Does this mean Winnicott’s account is just a story, just a framework? Well, we understand the physical world in terms of the concept of gravity, so, is this just a framework, just a story? No, it is a framework that explains things – which is exactly what Winnicott’s account seeks to do. We may argue that it exaggerates the importance of the first six month of a human being’s life or challenge its strong emphasis on the mother/primary carer or dispute its claim that failure to indulge the baby’s omnipotence creates difficulties in how the individual relates to herself and to the world, but this just underlines the fact that Winnicott is making substantive claims. His account is not just an interesting way of looking at things. Rather it seeks to explain why people are the way they are. Evidence for and against his account can be put forward even if the validity (or non-validity) of its claims cannot be demonstrated as straightforwardly (or as conclusively) as claims in the natural sciences.
But isn’t there also a specifically Wittgensteinian challenge to this account? Winnicott attributes thoughts and feelings to infants who are nowhere near being able to talk and whose behaviour cannot demonstrate the complexities that would seem to be needed if we are to ascribe complex thoughts and feelings to them.
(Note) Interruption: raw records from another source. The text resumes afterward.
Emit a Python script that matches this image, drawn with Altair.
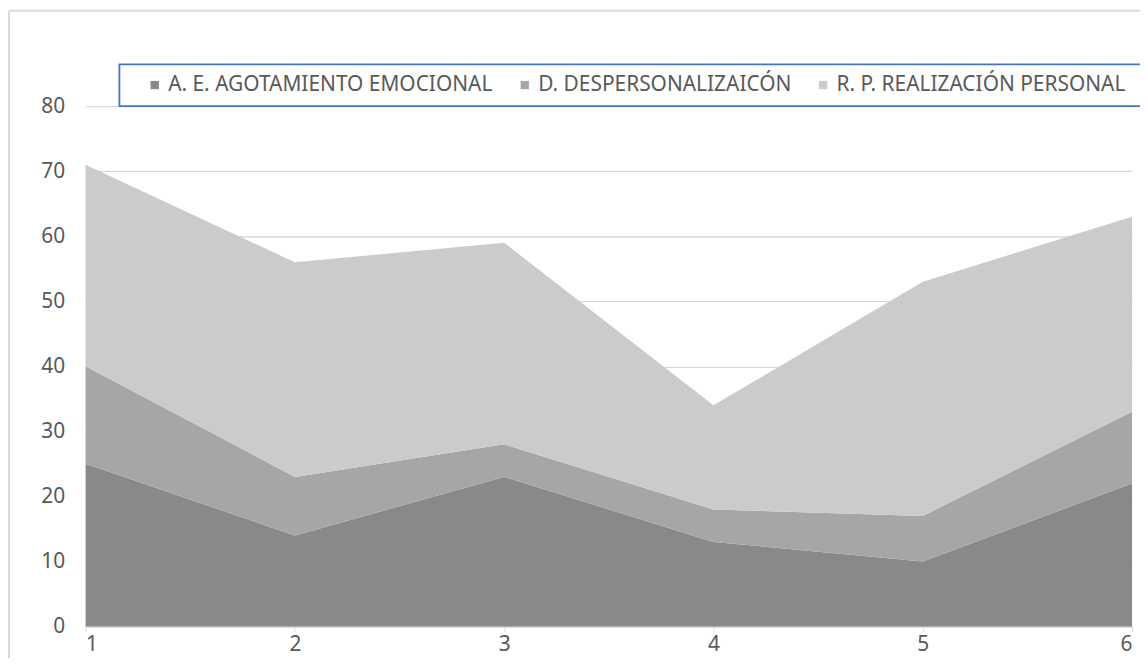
import altair as alt
import pandas as pd

x_values = [1, 2, 3, 4, 5, 6]
series_names = ["A. E. AGOTAMIENTO EMOCIONAL", "D. DESPERSONALIZAICÓN", "R. P. REALIZACIÓN PERSONAL"]
ae_values = [25, 14, 23, 13, 10, 22]
d_values = [15, 9, 5, 5, 7, 11]
rp_values = [31, 33, 31, 16, 36, 30]
series_colors = ["#898989", "#a6a6a6", "#cbcbcb"]

rows = []
for idx, (name, vals) in enumerate(zip(series_names, [ae_values, d_values, rp_values])):
    for xv, v in zip(x_values, vals):
        rows.append({"x": xv, "value": v, "serie": name, "idx": idx})
df = pd.DataFrame(rows)
one = pd.DataFrame({"k": [0]})

W, H = 1052, 523

areas = alt.Chart(df).mark_area(opacity=1, line=False).encode(
    x=alt.X("x:Q", scale=alt.Scale(domain=[1, 6], nice=False, zero=False),
            axis=alt.Axis(values=x_values, format="d", title=None, grid=False,
                          domainColor="#d9d9d9", domainWidth=1.5, tickColor="#d9d9d9", tickSize=5,
                          labelColor="#595959", labelFontSize=21, labelPadding=2,
                          labelFont="Noto Sans")),
    y=alt.Y("value:Q", stack="zero", scale=alt.Scale(domain=[0, 80], nice=False),
            axis=alt.Axis(values=list(range(0, 81, 10)), title=None, domain=False, ticks=False,
                          gridColor="#d9d9d9", gridWidth=1.3,
                          labelColor="#595959", labelFontSize=21, labelPadding=21,
                          labelFont="Noto Sans")),
    color=alt.Color("serie:N", scale=alt.Scale(domain=series_names, range=series_colors),
                    legend=alt.Legend(title=None, orient="none", legendX=34, legendY=-41,
                                      direction="horizontal", columns=3, symbolType="square",
                                      symbolSize=70, symbolStrokeWidth=0, symbolOffset=16,
                                      labelOffset=3,
                                      labelFontSize=21, labelFont="Noto Sans", labelColor="#595959",
                                      padding=9, columnPadding=5, labelLimit=500)),
    order=alt.Order("idx:Q", sort="ascending"),
)

legend_box = alt.Chart(one).mark_rect(fill="white", fillOpacity=0, stroke="#4472C4", strokeWidth=1.8).encode(
    x=alt.value(34), x2=alt.value(W + 40), y=alt.value(-42), y2=alt.value(0)
)

border_top = alt.Chart(one).mark_rule(color="#d9d9d9", strokeWidth=2).encode(
    x=alt.value(-77), x2=alt.value(W + 8), y=alt.value(-96)
)
border_left = alt.Chart(one).mark_rule(color="#d9d9d9", strokeWidth=2).encode(
    x=alt.value(-77), y=alt.value(-96), y2=alt.value(H + 40)
)

chart = alt.layer(areas, legend_box, border_top, border_left).properties(
    width=W, height=H,
    autosize=alt.AutoSizeParams(type="none"),
    padding={"left": 78, "top": 97, "right": 8, "bottom": 30},
).configure_view(stroke=None, strokeWidth=0)

chart.save("out.html", embed_options={"renderer": "svg", "actions": False})
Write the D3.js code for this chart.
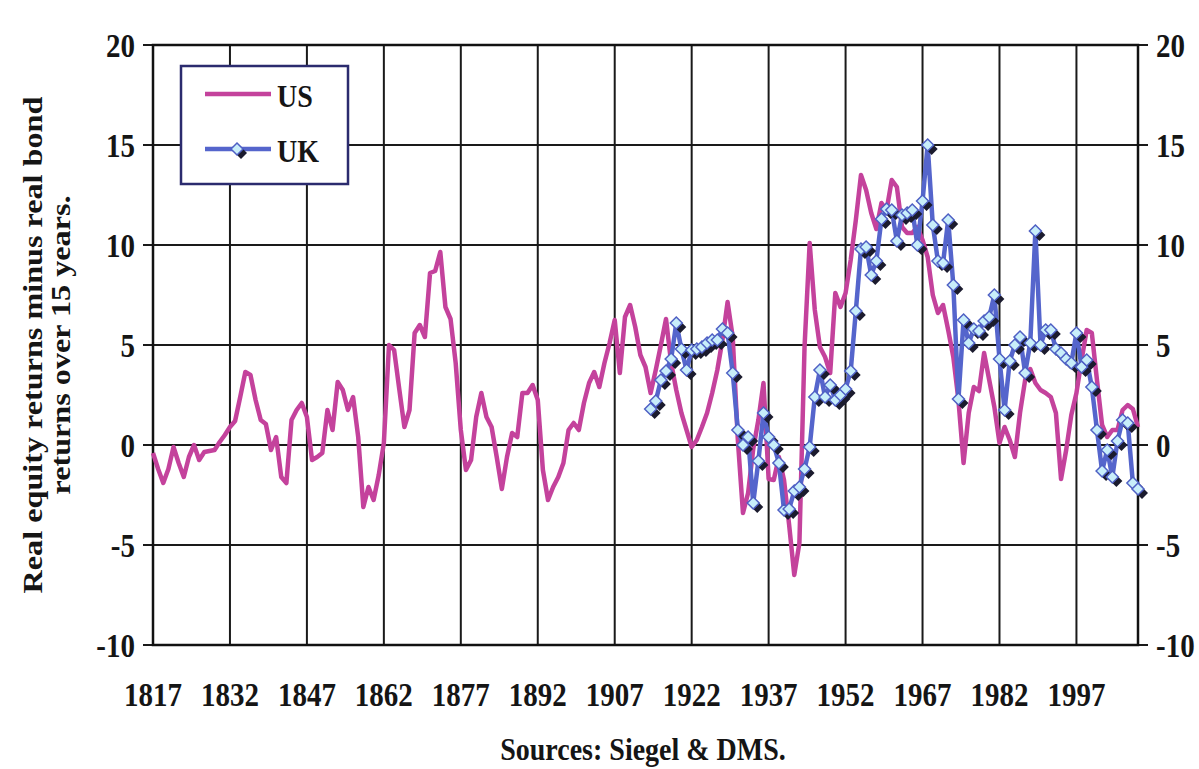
<!DOCTYPE html>
<html><head><meta charset="utf-8">
<script src="https://cdn.jsdelivr.net/npm/d3@7"></script>
<style>
body{margin:0;background:#fff;}
text{font-family:"Liberation Serif","Times New Roman",serif;font-weight:bold;fill:#151515;}
</style>
</head><body>
<svg id="c" width="1199" height="769"></svg>
<script>
// ---------- data ----------
const usStartYear = 1817;
const usValues = [
  -0.4, -1.2, -1.9,                                              // 1817-1819
  -1.2, -0.1, -0.9, -1.6, -0.6, 0.0, -0.75, -0.35, -0.3, -0.25,  // 1820s
  0.15, 0.5, 0.9, 1.2, 2.4, 3.65, 3.5, 2.25, 1.25, 1.05,         // 1830s
  -0.25, 0.4, -1.6, -1.9, 1.25, 1.75, 2.1, 1.4, -0.75, -0.6,     // 1840s
  -0.4, 1.75, 0.75, 3.15, 2.75, 1.75, 2.4, 0.4, -3.1, -2.1,      // 1850s
  -2.75, -1.5, 0.1, 5.0, 4.75, 2.8, 0.9, 1.75, 5.6, 6.0,         // 1860s
  5.4, 8.6, 8.7, 9.65, 6.9, 6.3, 4.1, 0.75, -1.25, -0.75,        // 1870s
  1.4, 2.6, 1.4, 0.9, -0.6, -2.2, -0.6, 0.6, 0.4, 2.6,           // 1880s
  2.6, 3.0, 2.25, -1.25, -2.75, -2.1, -1.6, -0.9, 0.75, 1.1,     // 1890s
  0.75, 2.1, 3.1, 3.65, 2.9, 4.1, 5.1, 6.25, 3.6, 6.4,           // 1900s
  7.0, 5.9, 4.5, 3.9, 2.6, 3.75, 5.0, 6.3, 4.1, 2.75,            // 1910s
  1.6, 0.75, -0.1, 0.25, 0.9, 1.6, 2.6, 3.75, 5.25, 7.15,        // 1920s
  5.4, 0.25, -3.4, -2.4, -0.2, 1.25, 3.1, -1.7, -1.75, -0.6,     // 1930s
  -1.75, -4.0, -6.5, -4.9, 4.9, 10.1, 6.75, 4.9, 4.4, 3.6,       // 1940s
  7.6, 6.9, 7.6, 9.25, 11.25, 13.5, 12.75, 11.6, 10.8, 12.1,     // 1950s
  11.75, 13.25, 12.9, 10.9, 10.6, 10.6, 10.9, 10.25, 9.4, 7.5,   // 1960s
  6.6, 7.0, 5.75, 4.4, 2.25, -0.9, 1.6, 2.9, 2.7, 4.6,           // 1970s
  3.25, 1.9, 0.1, 0.9, 0.25, -0.6, 1.6, 3.25, 3.8, 3.1,          // 1980s
  2.75, 2.6, 2.4, 1.6, -1.7, -0.25, 1.5, 2.6, 4.25, 5.75,        // 1990s
  5.6, 3.25, 1.0, 0.4, 0.75, 0.75, 1.75, 2.0, 1.8, 0.9           // 2000s
];
const ukStartYear = 1914;
const ukValues = [
  1.8, 2.2, 3.25, 3.7, 4.3, 6.1, 4.8, 3.75, 4.75, 4.8,           // 1914-1923
  4.9, 5.1, 5.25, 5.25, 5.8, 5.6, 3.6, 0.75, 0.0, 0.4,           // 1924-1933
  -2.9, -0.8, 1.6, 0.4, 0.0, -0.9, -3.25, -3.2, -2.3, -2.1,      // 1934-1943
  -1.2, -0.1, 2.4, 3.75, 2.4, 3.0, 2.25, 2.5, 2.8, 3.7,          // 1944-1953
  6.7, 9.8, 9.9, 8.5, 9.2, 11.3, 11.8, 11.75, 10.2, 11.5,        // 1954-1963
  11.6, 11.75, 10.0, 12.2, 15.0, 11.0, 9.2, 9.1, 11.25, 8.0,     // 1964-1973
  2.3, 6.25, 5.1, 5.8, 5.7, 6.2, 6.4, 7.5, 4.3, 1.75,            // 1974-1983
  4.2, 5.0, 5.4, 3.6, 5.1, 10.7, 5.0, 5.75, 5.75, 4.8,           // 1984-1993
  4.6, 4.3, 4.1, 5.6, 3.9, 4.25, 2.9, 0.75, -1.3, -0.25,         // 1994-2003
  -1.6, 0.2, 1.25, 1.1, -1.9, -2.2                               // 2004-2009
];
const seriesNames = ["US", "UK"];
const yTickValues = [-10, -5, 0, 5, 10, 15, 20];
const xTickYears = [1817, 1832, 1847, 1862, 1877, 1892, 1907, 1922, 1937, 1952, 1967, 1982, 1997];
const yTitleLines = ["Real equity returns minus real bond", "returns over 15 years."];
const sourceText = "Sources: Siegel & DMS.";

// ---------- build ----------
const usData = usValues.map((v, i) => ({year: usStartYear + i, v}));
const ukData = ukValues.map((v, i) => ({year: ukStartYear + i, v}));

const svg = d3.select("#c");
const x = d3.scaleLinear().domain([1817, 2009]).range([153, 1138]);
const y = d3.scaleLinear().domain([-10, 20]).range([645, 45]);
const STRETCH = 1.15;
const US_COLOR = "#c4429c", UK_COLOR = "#5565cc";

function htext(px, py, s, anchor, size) {
  return svg.append("text")
    .attr("transform", `translate(${px},${py}) scale(1,${STRETCH})`)
    .attr("text-anchor", anchor)
    .attr("dy", "0.35em")
    .style("font-size", size + "px")
    .text(s);
}

// grid
const grid = svg.append("g");
grid.selectAll("line.h").data(yTickValues).join("line")
  .attr("x1", x.range()[0] - 10).attr("x2", x.range()[1] + 10)
  .attr("y1", d => y(d)).attr("y2", d => y(d))
  .attr("stroke", "#1a1a1a").attr("stroke-width", 2);
grid.selectAll("line.v").data(xTickYears).join("line")
  .attr("x1", d => x(d)).attr("x2", d => x(d))
  .attr("y1", y(20)).attr("y2", y(-10))
  .attr("stroke", "#1a1a1a").attr("stroke-width", 2);
grid.append("rect")
  .attr("x", x.range()[0]).attr("y", y(20))
  .attr("width", x.range()[1] - x.range()[0]).attr("height", y(-10) - y(20))
  .attr("fill", "none").attr("stroke", "#111").attr("stroke-width", 2.5);

// tick labels
yTickValues.forEach(v => {
  htext(x.range()[0] - 18, y(v), String(v), "end", 29);
  htext(x.range()[1] + 18, y(v), String(v), "start", 29);
});
xTickYears.forEach(t => htext(x(t), 694, String(t), "middle", 29));

// y title
yTitleLines.forEach((s, i) => {
  svg.append("text")
    .attr("transform", `translate(${i === 0 ? 32 : 60},345) rotate(-90) scale(${STRETCH},1)`)
    .attr("text-anchor", "middle").attr("dy", "0.35em")
    .style("font-size", "28px").text(s);
});

// source
htext(643, 749, sourceText, "middle", 28);

// lines
const line = d3.line().x(d => x(d.year)).y(d => y(d.v));
svg.append("path").datum(usData).attr("d", line)
  .attr("fill", "none").attr("stroke", US_COLOR).attr("stroke-width", 4.5)
  .attr("stroke-linejoin", "round");
svg.append("path").datum(ukData).attr("d", line)
  .attr("fill", "none").attr("stroke", UK_COLOR).attr("stroke-width", 4.5)
  .attr("stroke-linejoin", "round");

const diamond = r => `M0,${-r}L${r},0L0,${r}L${-r},0Z`;
const mk = svg.append("g");
mk.selectAll("path.sh").data(ukData).join("path")
  .attr("d", diamond(6))
  .attr("transform", d => `translate(${x(d.year) + 4},${y(d.v) + 4})`)
  .attr("fill", "#1b1b2e");
mk.selectAll("path.pt").data(ukData).join("path")
  .attr("d", diamond(6))
  .attr("transform", d => `translate(${x(d.year)},${y(d.v)})`)
  .attr("fill", "#c8eefa").attr("stroke", "#4f60c4").attr("stroke-width", 1.5);

// legend
const lg = svg.append("g");
lg.append("rect").attr("x", 181).attr("y", 66).attr("width", 167).attr("height", 118)
  .attr("fill", "#fff").attr("stroke", "#2b2b6e").attr("stroke-width", 2.5);
lg.append("line").attr("x1", 205).attr("x2", 271).attr("y1", 94).attr("y2", 94)
  .attr("stroke", US_COLOR).attr("stroke-width", 4.5);
lg.append("line").attr("x1", 205).attr("x2", 271).attr("y1", 149).attr("y2", 149)
  .attr("stroke", UK_COLOR).attr("stroke-width", 4.5);
lg.append("path").attr("d", diamond(6)).attr("transform", "translate(241,153)").attr("fill", "#1b1b2e");
lg.append("path").attr("d", diamond(6)).attr("transform", "translate(237,149)")
  .attr("fill", "#c8eefa").attr("stroke", "#4f60c4").attr("stroke-width", 1.5);
lg.append("text").attr("transform", `translate(277,96) scale(1,${STRETCH})`).attr("dy", "0.35em")
  .style("font-size", "28px").text(seriesNames[0]);
lg.append("text").attr("transform", `translate(277,151) scale(1,${STRETCH})`).attr("dy", "0.35em")
  .style("font-size", "28px").text(seriesNames[1]);
</script>
</body></html>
What possible criteria could there be for saying that a baby believes (or does not believe) that it created the breast? Winnicott would certainly claim that there are things you can observe when a baby feeds that would support one conclusion rather than the other, but his claims do not rest exclusively on what can be observed in infancy. On the contrary, what the person the baby becomes later says and does, how they relate to the world, to other people and to their bodies will all reflect and therefore testify to how they experienced the first months of their lives. Winnicott is making claims about the first experiences of the baby, but the significance of those claims mean that the evidence for and against them can be drawn from any period of that person’s life. This type of link between a claim and the criteria for it is typical of psychological concepts. There are many criteria for the claim that X harboured a grudge against Y since their youth, but if X is good at hiding their feelings, the decisive evidence for the truth of this claim may only become apparent after a twenty-year period of apparently civilised interaction.
Another way of approaching this Wittgensteinian challenge is to note that Winnicott was led to his account by his experiences with patients in analysis. Patients talked about what they believed they felt when they were very young (and they had dreams that seem to reflect what they felt), but more importantly they related to him in ways that convinced him that this was how they related to their mother as a baby. This may seem speculative or far-fetched, but, as mentioned earlier, this evidence does not stand alone. It links up with the here and now. The point of Winnicott’s claims about the patient’s experiences as a baby is to cast light on the way they think, speak and act today outside the consulting room just as much as inside it. Furthermore, as a theory about how human beings develop, his account casts light on the thoughts, attitudes and behaviour of people who would never think of seeking psychoanalytic help. It certainly seems plausible to me that people’s relationship to the world outside them, to other people and to their own bodies is structured by the introduction to the world that their mother or primary care was able physically and psychologically to provide them with.